>> begin
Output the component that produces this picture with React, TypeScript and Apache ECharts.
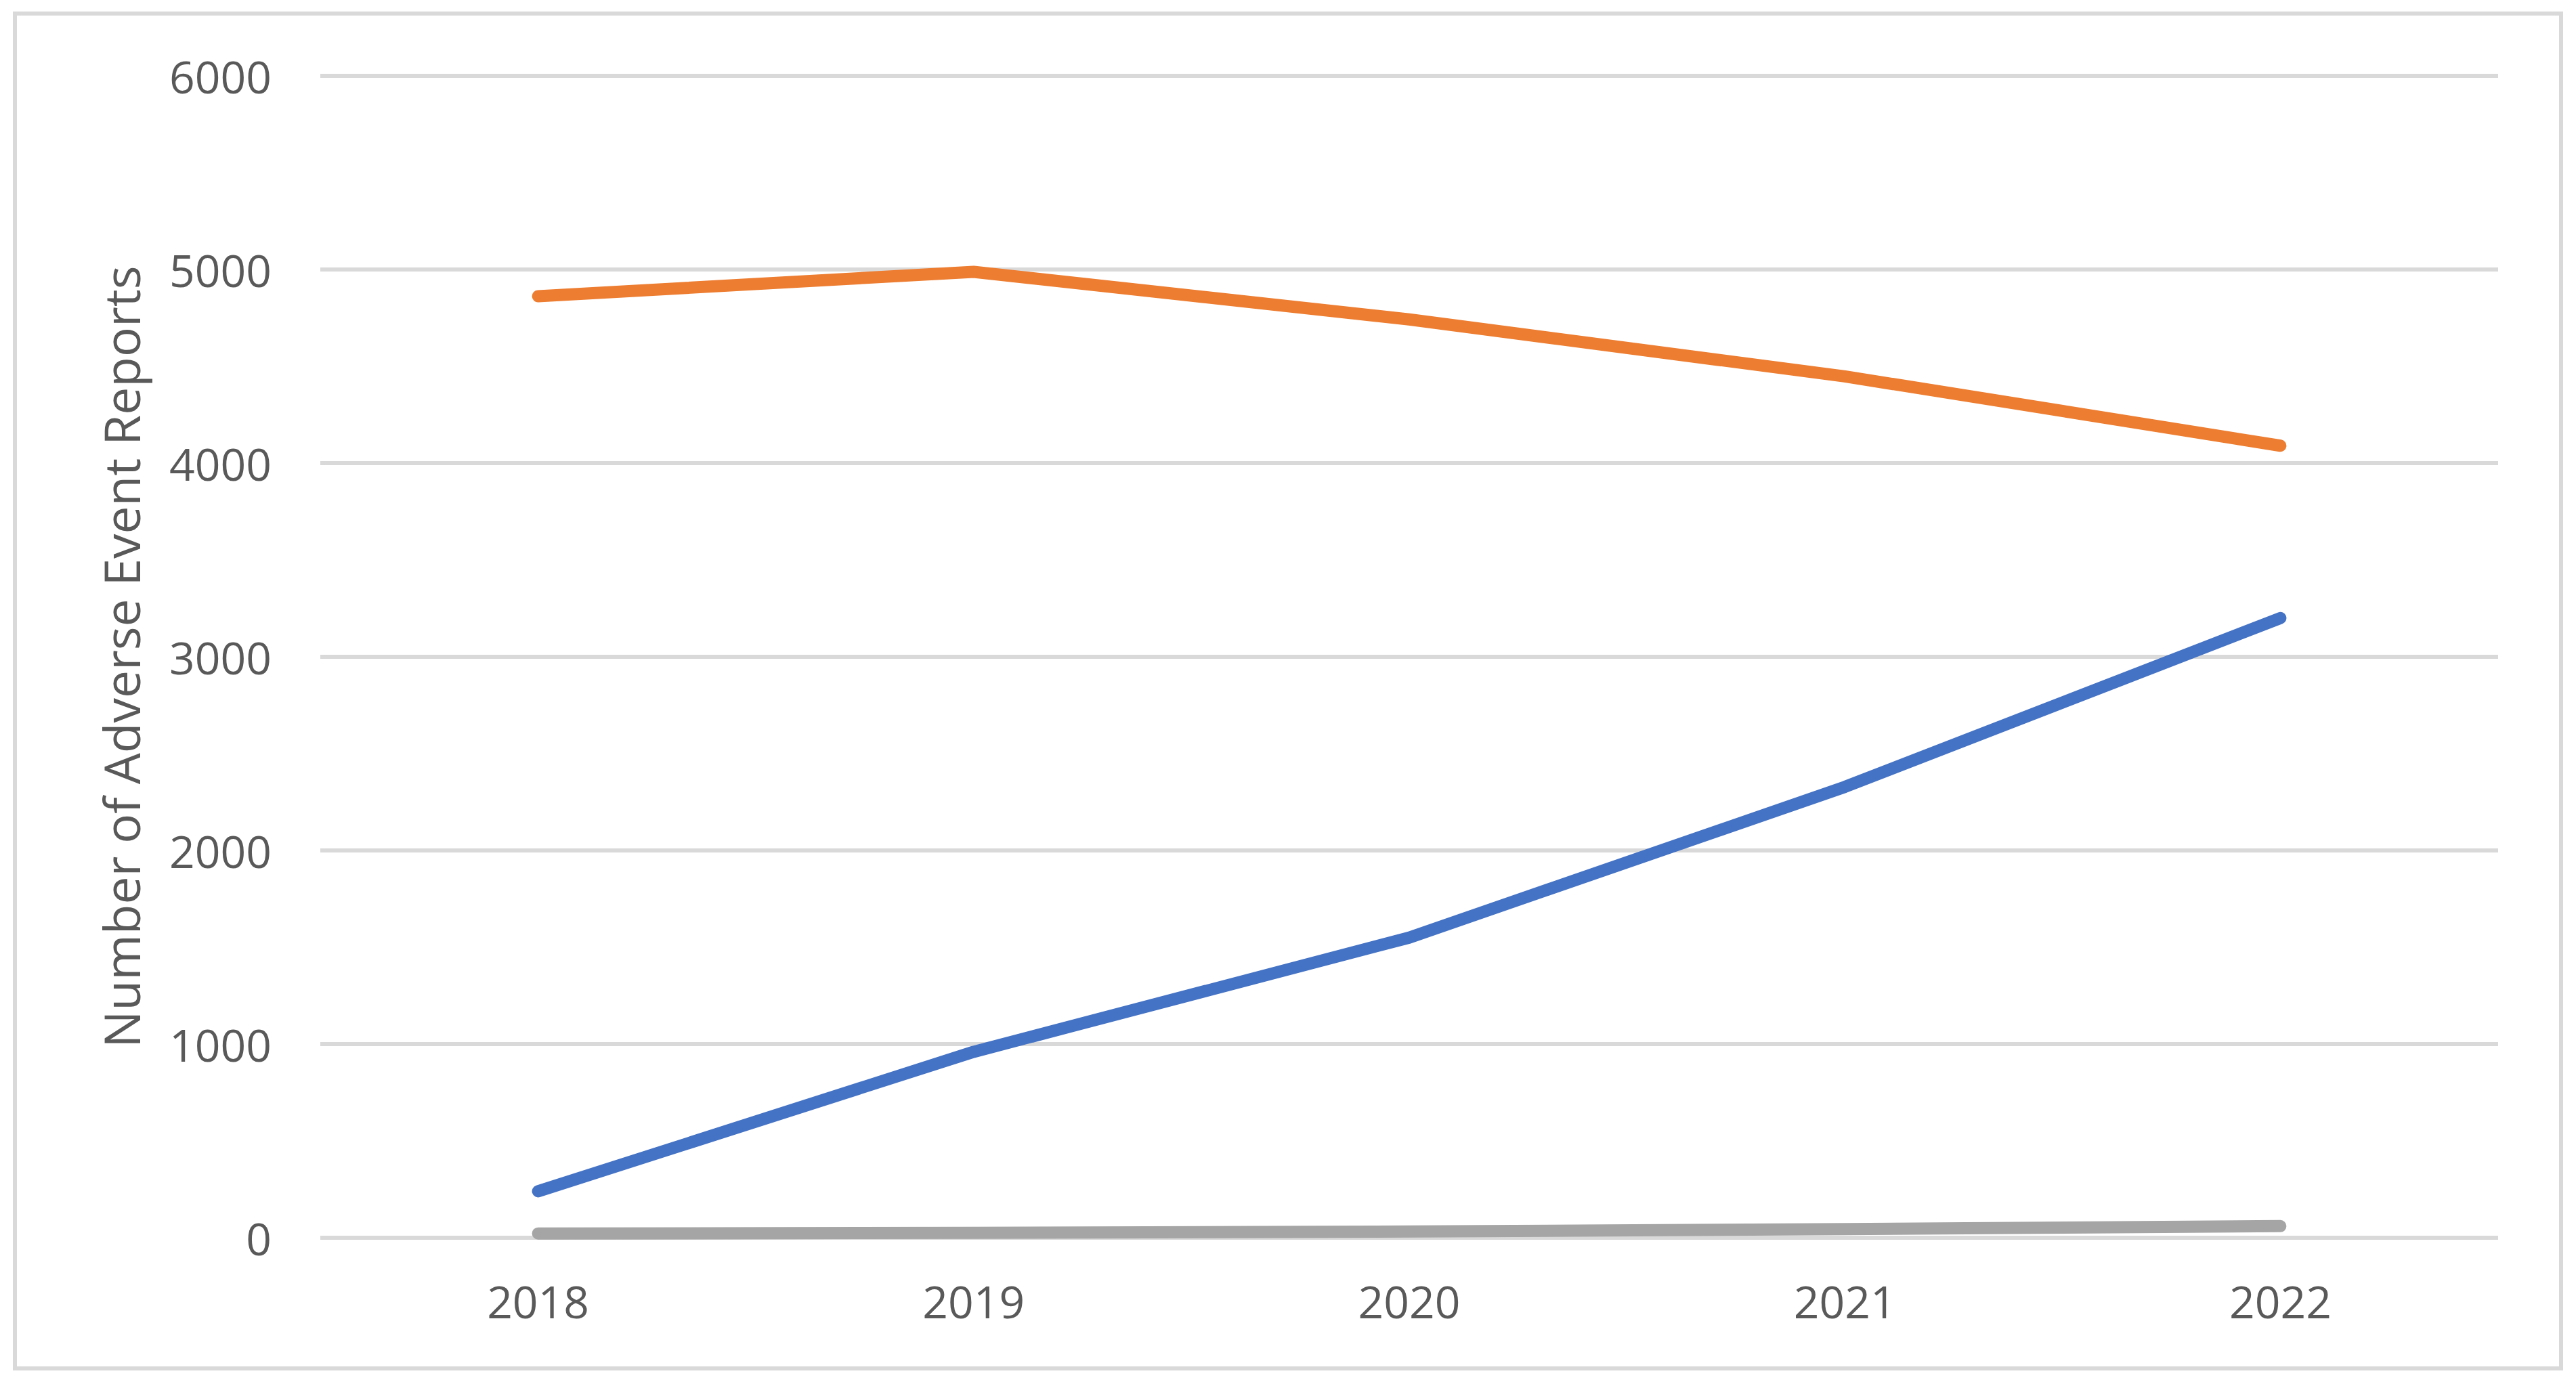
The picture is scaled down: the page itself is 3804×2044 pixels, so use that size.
import React, { useEffect, useRef } from "react";
import * as echarts from "echarts";

const years = ["2018", "2019", "2020", "2021", "2022"];
const orangeValues = [4862, 4988, 4742, 4448, 4090];
const blueValues = [240, 960, 1550, 2328, 3200];
const grayValues = [22, 25, 32, 45, 60];
const yTicks = { min: 0, max: 6000, interval: 1000 };
const yAxisTitle = "Number of Adverse Event Reports";

const FONT = "'Open Sans', sans-serif";
const TEXT = "#595959";

export default function App() {
  const ref = useRef<HTMLDivElement>(null);
  useEffect(() => {
    if (!ref.current) return;
    const chart = echarts.init(ref.current, undefined, { renderer: "svg" });
    const lineSeries = (name: string, data: number[], color: string) => ({
      name,
      type: "line",
      data,
      symbol: "none",
      smooth: false,
      lineStyle: { color, width: 18, cap: "round", join: "round" },
      itemStyle: { color },
      z: 3,
    });
    chart.setOption({
      animation: false,
      backgroundColor: "#ffffff",
      graphic: [
        {
          type: "rect",
          shape: { x: 22, y: 20, width: 3760, height: 2001 },
          style: { fill: "none", stroke: "#D9D9D9", lineWidth: 6 },
          silent: true,
        },
      ],
      grid: { left: 473, right: 115, top: 112, bottom: 216, containLabel: false },
      xAxis: {
        type: "category",
        data: years,
        boundaryGap: true,
        axisLine: { show: false },
        axisTick: { show: false },
        axisLabel: { color: TEXT, fontFamily: FONT, fontSize: 66, margin: 60 },
        splitLine: { show: false },
      },
      yAxis: {
        type: "value",
        min: yTicks.min,
        max: yTicks.max,
        interval: yTicks.interval,
        name: yAxisTitle,
        nameLocation: "middle",
        nameRotate: 90,
        nameGap: 258,
        nameTextStyle: { color: TEXT, fontFamily: FONT, fontSize: 73 },
        axisLine: { show: false },
        axisTick: { show: false },
        axisLabel: {
          color: TEXT,
          fontFamily: FONT,
          fontSize: 66,
          margin: 72,
          formatter: (v: number) => String(v),
        },
        splitLine: { show: true, lineStyle: { color: "#D9D9D9", width: 6 } },
      },
      series: [
        lineSeries("Series 1", blueValues, "#4472C4"),
        lineSeries("Series 2", orangeValues, "#ED7D31"),
        lineSeries("Series 3", grayValues, "#A5A5A5"),
      ],
    });
    return () => chart.dispose();
  }, []);
  return (
    <div
      ref={ref}
      style={{ position: "fixed", left: 0, top: 0, width: 3804, height: 2044, background: "#fff" }}
    />
  );
}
>> end
What you will do>
Omit any images, then output the listing exactly.

Answer to this task>
Output the component that produces this picture with React, TypeScript and Apache ECharts.
The picture is scaled down: the page itself is 3804×2044 pixels, so use that size.
import React, { useEffect, useRef } from "react";
import * as echarts from "echarts";

const years = ["2018", "2019", "2020", "2021", "2022"];
const orangeValues = [4862, 4988, 4742, 4448, 4090];
const blueValues = [240, 960, 1550, 2328, 3200];
const grayValues = [22, 25, 32, 45, 60];
const yTicks = { min: 0, max: 6000, interval: 1000 };
const yAxisTitle = "Number of Adverse Event Reports";

const FONT = "'Open Sans', sans-serif";
const TEXT = "#595959";

export default function App() {
  const ref = useRef<HTMLDivElement>(null);
  useEffect(() => {
    if (!ref.current) return;
    const chart = echarts.init(ref.current, undefined, { renderer: "svg" });
    const lineSeries = (name: string, data: number[], color: string) => ({
      name,
      type: "line",
      data,
      symbol: "none",
      smooth: false,
      lineStyle: { color, width: 18, cap: "round", join: "round" },
      itemStyle: { color },
      z: 3,
    });
    chart.setOption({
      animation: false,
      backgroundColor: "#ffffff",
      graphic: [
        {
          type: "rect",
          shape: { x: 22, y: 20, width: 3760, height: 2001 },
          style: { fill: "none", stroke: "#D9D9D9", lineWidth: 6 },
          silent: true,
        },
      ],
      grid: { left: 473, right: 115, top: 112, bottom: 216, containLabel: false },
      xAxis: {
        type: "category",
        data: years,
        boundaryGap: true,
        axisLine: { show: false },
        axisTick: { show: false },
        axisLabel: { color: TEXT, fontFamily: FONT, fontSize: 66, margin: 60 },
        splitLine: { show: false },
      },
      yAxis: {
        type: "value",
        min: yTicks.min,
        max: yTicks.max,
        interval: yTicks.interval,
        name: yAxisTitle,
        nameLocation: "middle",
        nameRotate: 90,
        nameGap: 258,
        nameTextStyle: { color: TEXT, fontFamily: FONT, fontSize: 73 },
        axisLine: { show: false },
        axisTick: { show: false },
        axisLabel: {
          color: TEXT,
          fontFamily: FONT,
          fontSize: 66,
          margin: 72,
          formatter: (v: number) => String(v),
        },
        splitLine: { show: true, lineStyle: { color: "#D9D9D9", width: 6 } },
      },
      series: [
        lineSeries("Series 1", blueValues, "#4472C4"),
        lineSeries("Series 2", orangeValues, "#ED7D31"),
        lineSeries("Series 3", grayValues, "#A5A5A5"),
      ],
    });
    return () => chart.dispose();
  }, []);
  return (
    <div
      ref={ref}
      style={{ position: "fixed", left: 0, top: 0, width: 3804, height: 2044, background: "#fff" }}
    />
  );
}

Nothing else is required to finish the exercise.